- [What is needed]
Give the data again exactly as written, skipping any pictures.
****************************************
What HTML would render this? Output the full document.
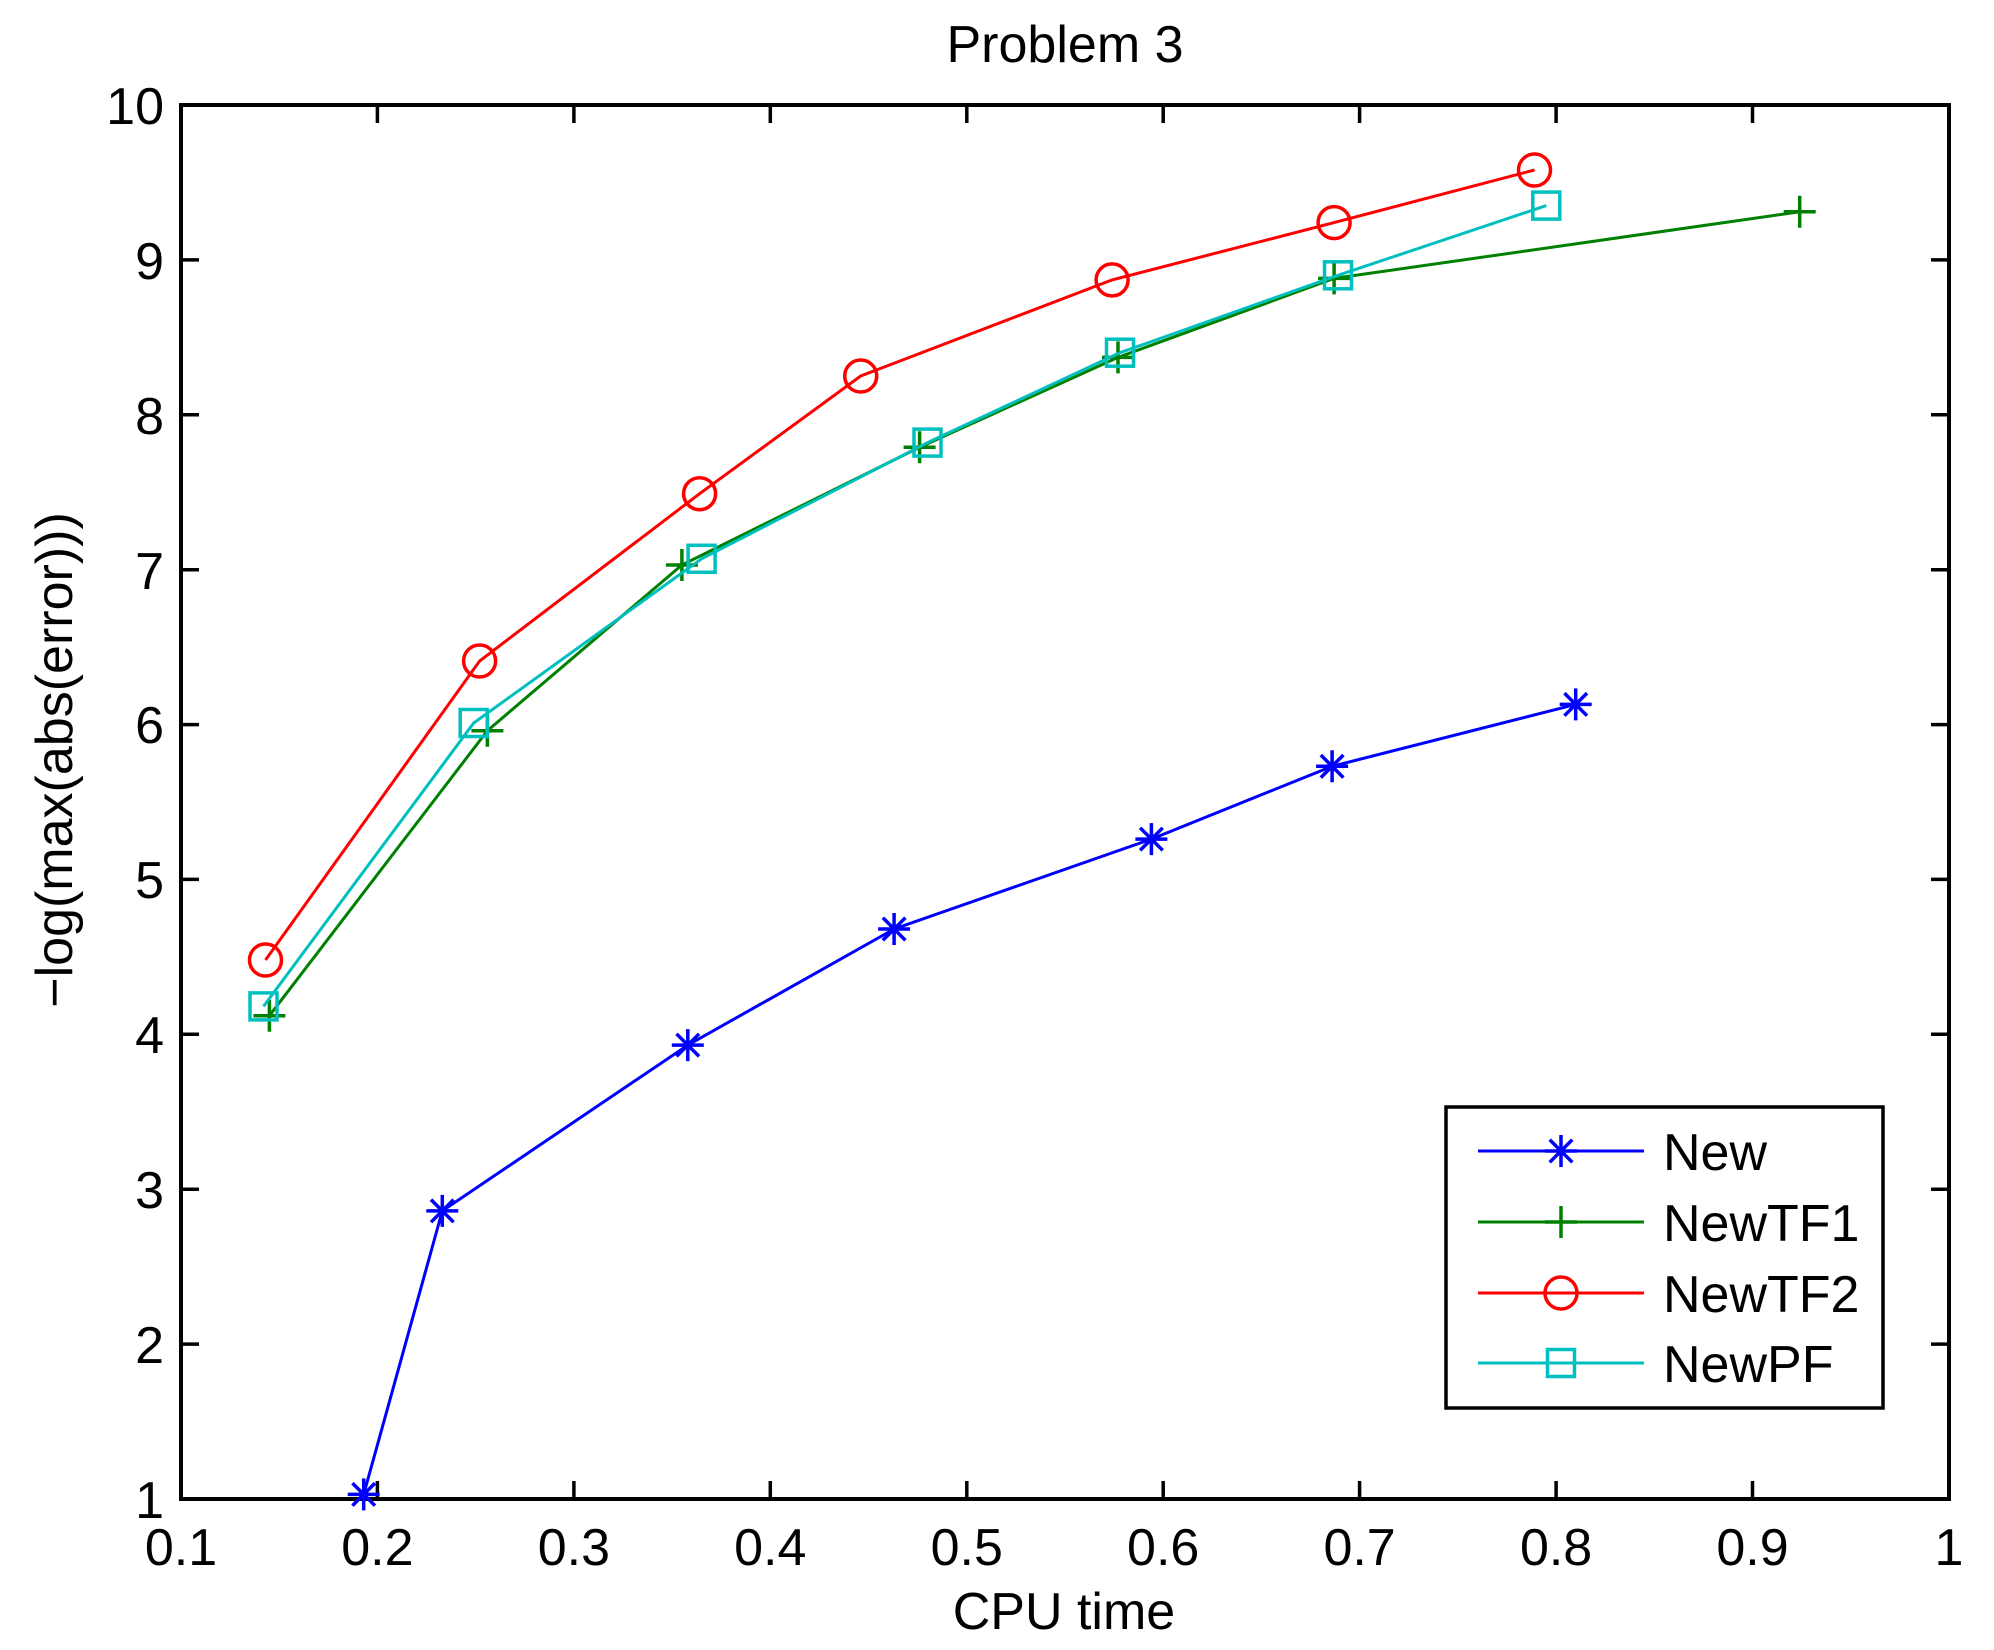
<!DOCTYPE html>
<html><head><meta charset="utf-8"><style>html,body{margin:0;padding:0;background:#fff}svg{display:block}</style></head>
<body>
<svg width="1994" height="1650" viewBox="0 0 1994 1650" xmlns="http://www.w3.org/2000/svg" font-family="Liberation Sans, Arial, sans-serif" font-size="52">
<rect width="1994" height="1650" fill="#fff"/>
<!-- ticks -->
<g stroke="#000" stroke-width="3.5">
<path d="M377.4,1499v-18M377.4,105v18M573.9,1499v-18M573.9,105v18M770.3,1499v-18M770.3,105v18M966.8,1499v-18M966.8,105v18M1163.2,1499v-18M1163.2,105v18M1359.6,1499v-18M1359.6,105v18M1556.1,1499v-18M1556.1,105v18M1752.5,1499v-18M1752.5,105v18"/>
<path d="M181,1344.1h18M1949,1344.1h-18M181,1189.2h18M1949,1189.2h-18M181,1034.3h18M1949,1034.3h-18M181,879.4h18M1949,879.4h-18M181,724.6h18M1949,724.6h-18M181,569.7h18M1949,569.7h-18M181,414.8h18M1949,414.8h-18M181,259.9h18M1949,259.9h-18"/>
<rect x="181" y="105" width="1768" height="1394" fill="none" stroke-width="4"/>
</g>
<!-- tick labels -->
<g text-anchor="middle">
<text x="181" y="1565">0.1</text><text x="377.4" y="1565">0.2</text><text x="573.9" y="1565">0.3</text><text x="770.3" y="1565">0.4</text><text x="966.8" y="1565">0.5</text><text x="1163.2" y="1565">0.6</text><text x="1359.6" y="1565">0.7</text><text x="1556.1" y="1565">0.8</text><text x="1752.5" y="1565">0.9</text><text x="1949" y="1565">1</text>
</g>
<g text-anchor="end">
<text x="164" y="1518">1</text><text x="164" y="1363">2</text><text x="164" y="1208">3</text><text x="164" y="1053">4</text><text x="164" y="898">5</text><text x="164" y="743">6</text><text x="164" y="589">7</text><text x="164" y="434">8</text><text x="164" y="279">9</text><text x="164" y="124">10</text>
</g>
<text x="1065" y="62" text-anchor="middle">Problem 3</text>
<text x="1064" y="1629" text-anchor="middle">CPU time</text>
<text transform="translate(72,760) rotate(-90)" text-anchor="middle">−log(max(abs(error)))</text>

<defs>
<g id="star"><path d="M-16,0H16M0,-16V16M-11.3,-11.3L11.3,11.3M-11.3,11.3L11.3,-11.3" stroke="#00f" stroke-width="3.5" fill="none"/></g>
<g id="plus"><path d="M-16,0H16M0,-16V16" stroke="#008000" stroke-width="3.5" fill="none"/></g>
<g id="circ"><circle r="16" stroke="#f00" stroke-width="3.5" fill="none"/></g>
<g id="sq"><rect x="-13.5" y="-13.5" width="27" height="27" stroke="#00bfbf" stroke-width="3.5" fill="none"/></g>
</defs>

<!-- New -->
<polyline fill="none" stroke="#00f" stroke-width="3" points="363.7,1494.4 442.3,1210.9 687.8,1045.1 894.1,929 1151.4,839.1 1332.1,766.3 1575.7,704.4"/>
<use href="#star" x="363.7" y="1494.4"/><use href="#star" x="442.3" y="1210.9"/><use href="#star" x="687.8" y="1045.1"/><use href="#star" x="894.1" y="929"/><use href="#star" x="1151.4" y="839.1"/><use href="#star" x="1332.1" y="766.3"/><use href="#star" x="1575.7" y="704.4"/>
<!-- NewTF1 -->
<polyline fill="none" stroke="#008000" stroke-width="3" points="269.4,1015.7 487.4,730.7 681.9,565 919.6,447.3 1118,357.4 1334.1,278.4 1799.7,211.8"/>
<use href="#plus" x="269.4" y="1015.7"/><use href="#plus" x="487.4" y="730.7"/><use href="#plus" x="681.9" y="565"/><use href="#plus" x="919.6" y="447.3"/><use href="#plus" x="1118" y="357.4"/><use href="#plus" x="1334.1" y="278.4"/><use href="#plus" x="1799.7" y="211.8"/>
<!-- NewTF2 -->
<polyline fill="none" stroke="#f00" stroke-width="3" points="265.5,960 479.6,661 699.6,493.7 860.7,376 1112.1,279.9 1334.1,222.6 1534.5,170"/>
<use href="#circ" x="265.5" y="960"/><use href="#circ" x="479.6" y="661"/><use href="#circ" x="699.6" y="493.7"/><use href="#circ" x="860.7" y="376"/><use href="#circ" x="1112.1" y="279.9"/><use href="#circ" x="1334.1" y="222.6"/><use href="#circ" x="1534.5" y="170"/>
<!-- NewPF -->
<polyline fill="none" stroke="#00bfbf" stroke-width="3" points="263.5,1006.4 473.7,723 701.6,558.8 927.5,442.6 1120,352.7 1338,275.3 1546.3,205.6"/>
<use href="#sq" x="263.5" y="1006.4"/><use href="#sq" x="473.7" y="723"/><use href="#sq" x="701.6" y="558.8"/><use href="#sq" x="927.5" y="442.6"/><use href="#sq" x="1120" y="352.7"/><use href="#sq" x="1338" y="275.3"/><use href="#sq" x="1546.3" y="205.6"/>

<!-- legend -->
<rect x="1446" y="1107" width="437" height="301" fill="#fff" stroke="#000" stroke-width="3.5"/>
<path d="M1478,1151H1644" stroke="#00f" stroke-width="3"/><use href="#star" x="1561" y="1151"/>
<path d="M1478,1222H1644" stroke="#008000" stroke-width="3"/><use href="#plus" x="1561" y="1222"/>
<path d="M1478,1293H1644" stroke="#f00" stroke-width="3"/><use href="#circ" x="1561" y="1293"/>
<path d="M1478,1363H1644" stroke="#00bfbf" stroke-width="3"/><use href="#sq" x="1561" y="1363"/>
<text x="1663" y="1170">New</text>
<text x="1663" y="1241">NewTF1</text>
<text x="1663" y="1312">NewTF2</text>
<text x="1663" y="1382">NewPF</text>
</svg>
</body></html>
****************************************
- [Answer for this exercise]
What HTML would render this? Output the full document.
<!DOCTYPE html>
<html><head><meta charset="utf-8"><style>html,body{margin:0;padding:0;background:#fff}svg{display:block}</style></head>
<body>
<svg width="1994" height="1650" viewBox="0 0 1994 1650" xmlns="http://www.w3.org/2000/svg" font-family="Liberation Sans, Arial, sans-serif" font-size="52">
<rect width="1994" height="1650" fill="#fff"/>
<!-- ticks -->
<g stroke="#000" stroke-width="3.5">
<path d="M377.4,1499v-18M377.4,105v18M573.9,1499v-18M573.9,105v18M770.3,1499v-18M770.3,105v18M966.8,1499v-18M966.8,105v18M1163.2,1499v-18M1163.2,105v18M1359.6,1499v-18M1359.6,105v18M1556.1,1499v-18M1556.1,105v18M1752.5,1499v-18M1752.5,105v18"/>
<path d="M181,1344.1h18M1949,1344.1h-18M181,1189.2h18M1949,1189.2h-18M181,1034.3h18M1949,1034.3h-18M181,879.4h18M1949,879.4h-18M181,724.6h18M1949,724.6h-18M181,569.7h18M1949,569.7h-18M181,414.8h18M1949,414.8h-18M181,259.9h18M1949,259.9h-18"/>
<rect x="181" y="105" width="1768" height="1394" fill="none" stroke-width="4"/>
</g>
<!-- tick labels -->
<g text-anchor="middle">
<text x="181" y="1565">0.1</text><text x="377.4" y="1565">0.2</text><text x="573.9" y="1565">0.3</text><text x="770.3" y="1565">0.4</text><text x="966.8" y="1565">0.5</text><text x="1163.2" y="1565">0.6</text><text x="1359.6" y="1565">0.7</text><text x="1556.1" y="1565">0.8</text><text x="1752.5" y="1565">0.9</text><text x="1949" y="1565">1</text>
</g>
<g text-anchor="end">
<text x="164" y="1518">1</text><text x="164" y="1363">2</text><text x="164" y="1208">3</text><text x="164" y="1053">4</text><text x="164" y="898">5</text><text x="164" y="743">6</text><text x="164" y="589">7</text><text x="164" y="434">8</text><text x="164" y="279">9</text><text x="164" y="124">10</text>
</g>
<text x="1065" y="62" text-anchor="middle">Problem 3</text>
<text x="1064" y="1629" text-anchor="middle">CPU time</text>
<text transform="translate(72,760) rotate(-90)" text-anchor="middle">−log(max(abs(error)))</text>

<defs>
<g id="star"><path d="M-16,0H16M0,-16V16M-11.3,-11.3L11.3,11.3M-11.3,11.3L11.3,-11.3" stroke="#00f" stroke-width="3.5" fill="none"/></g>
<g id="plus"><path d="M-16,0H16M0,-16V16" stroke="#008000" stroke-width="3.5" fill="none"/></g>
<g id="circ"><circle r="16" stroke="#f00" stroke-width="3.5" fill="none"/></g>
<g id="sq"><rect x="-13.5" y="-13.5" width="27" height="27" stroke="#00bfbf" stroke-width="3.5" fill="none"/></g>
</defs>

<!-- New -->
<polyline fill="none" stroke="#00f" stroke-width="3" points="363.7,1494.4 442.3,1210.9 687.8,1045.1 894.1,929 1151.4,839.1 1332.1,766.3 1575.7,704.4"/>
<use href="#star" x="363.7" y="1494.4"/><use href="#star" x="442.3" y="1210.9"/><use href="#star" x="687.8" y="1045.1"/><use href="#star" x="894.1" y="929"/><use href="#star" x="1151.4" y="839.1"/><use href="#star" x="1332.1" y="766.3"/><use href="#star" x="1575.7" y="704.4"/>
<!-- NewTF1 -->
<polyline fill="none" stroke="#008000" stroke-width="3" points="269.4,1015.7 487.4,730.7 681.9,565 919.6,447.3 1118,357.4 1334.1,278.4 1799.7,211.8"/>
<use href="#plus" x="269.4" y="1015.7"/><use href="#plus" x="487.4" y="730.7"/><use href="#plus" x="681.9" y="565"/><use href="#plus" x="919.6" y="447.3"/><use href="#plus" x="1118" y="357.4"/><use href="#plus" x="1334.1" y="278.4"/><use href="#plus" x="1799.7" y="211.8"/>
<!-- NewTF2 -->
<polyline fill="none" stroke="#f00" stroke-width="3" points="265.5,960 479.6,661 699.6,493.7 860.7,376 1112.1,279.9 1334.1,222.6 1534.5,170"/>
<use href="#circ" x="265.5" y="960"/><use href="#circ" x="479.6" y="661"/><use href="#circ" x="699.6" y="493.7"/><use href="#circ" x="860.7" y="376"/><use href="#circ" x="1112.1" y="279.9"/><use href="#circ" x="1334.1" y="222.6"/><use href="#circ" x="1534.5" y="170"/>
<!-- NewPF -->
<polyline fill="none" stroke="#00bfbf" stroke-width="3" points="263.5,1006.4 473.7,723 701.6,558.8 927.5,442.6 1120,352.7 1338,275.3 1546.3,205.6"/>
<use href="#sq" x="263.5" y="1006.4"/><use href="#sq" x="473.7" y="723"/><use href="#sq" x="701.6" y="558.8"/><use href="#sq" x="927.5" y="442.6"/><use href="#sq" x="1120" y="352.7"/><use href="#sq" x="1338" y="275.3"/><use href="#sq" x="1546.3" y="205.6"/>

<!-- legend -->
<rect x="1446" y="1107" width="437" height="301" fill="#fff" stroke="#000" stroke-width="3.5"/>
<path d="M1478,1151H1644" stroke="#00f" stroke-width="3"/><use href="#star" x="1561" y="1151"/>
<path d="M1478,1222H1644" stroke="#008000" stroke-width="3"/><use href="#plus" x="1561" y="1222"/>
<path d="M1478,1293H1644" stroke="#f00" stroke-width="3"/><use href="#circ" x="1561" y="1293"/>
<path d="M1478,1363H1644" stroke="#00bfbf" stroke-width="3"/><use href="#sq" x="1561" y="1363"/>
<text x="1663" y="1170">New</text>
<text x="1663" y="1241">NewTF1</text>
<text x="1663" y="1312">NewTF2</text>
<text x="1663" y="1382">NewPF</text>
</svg>
</body></html>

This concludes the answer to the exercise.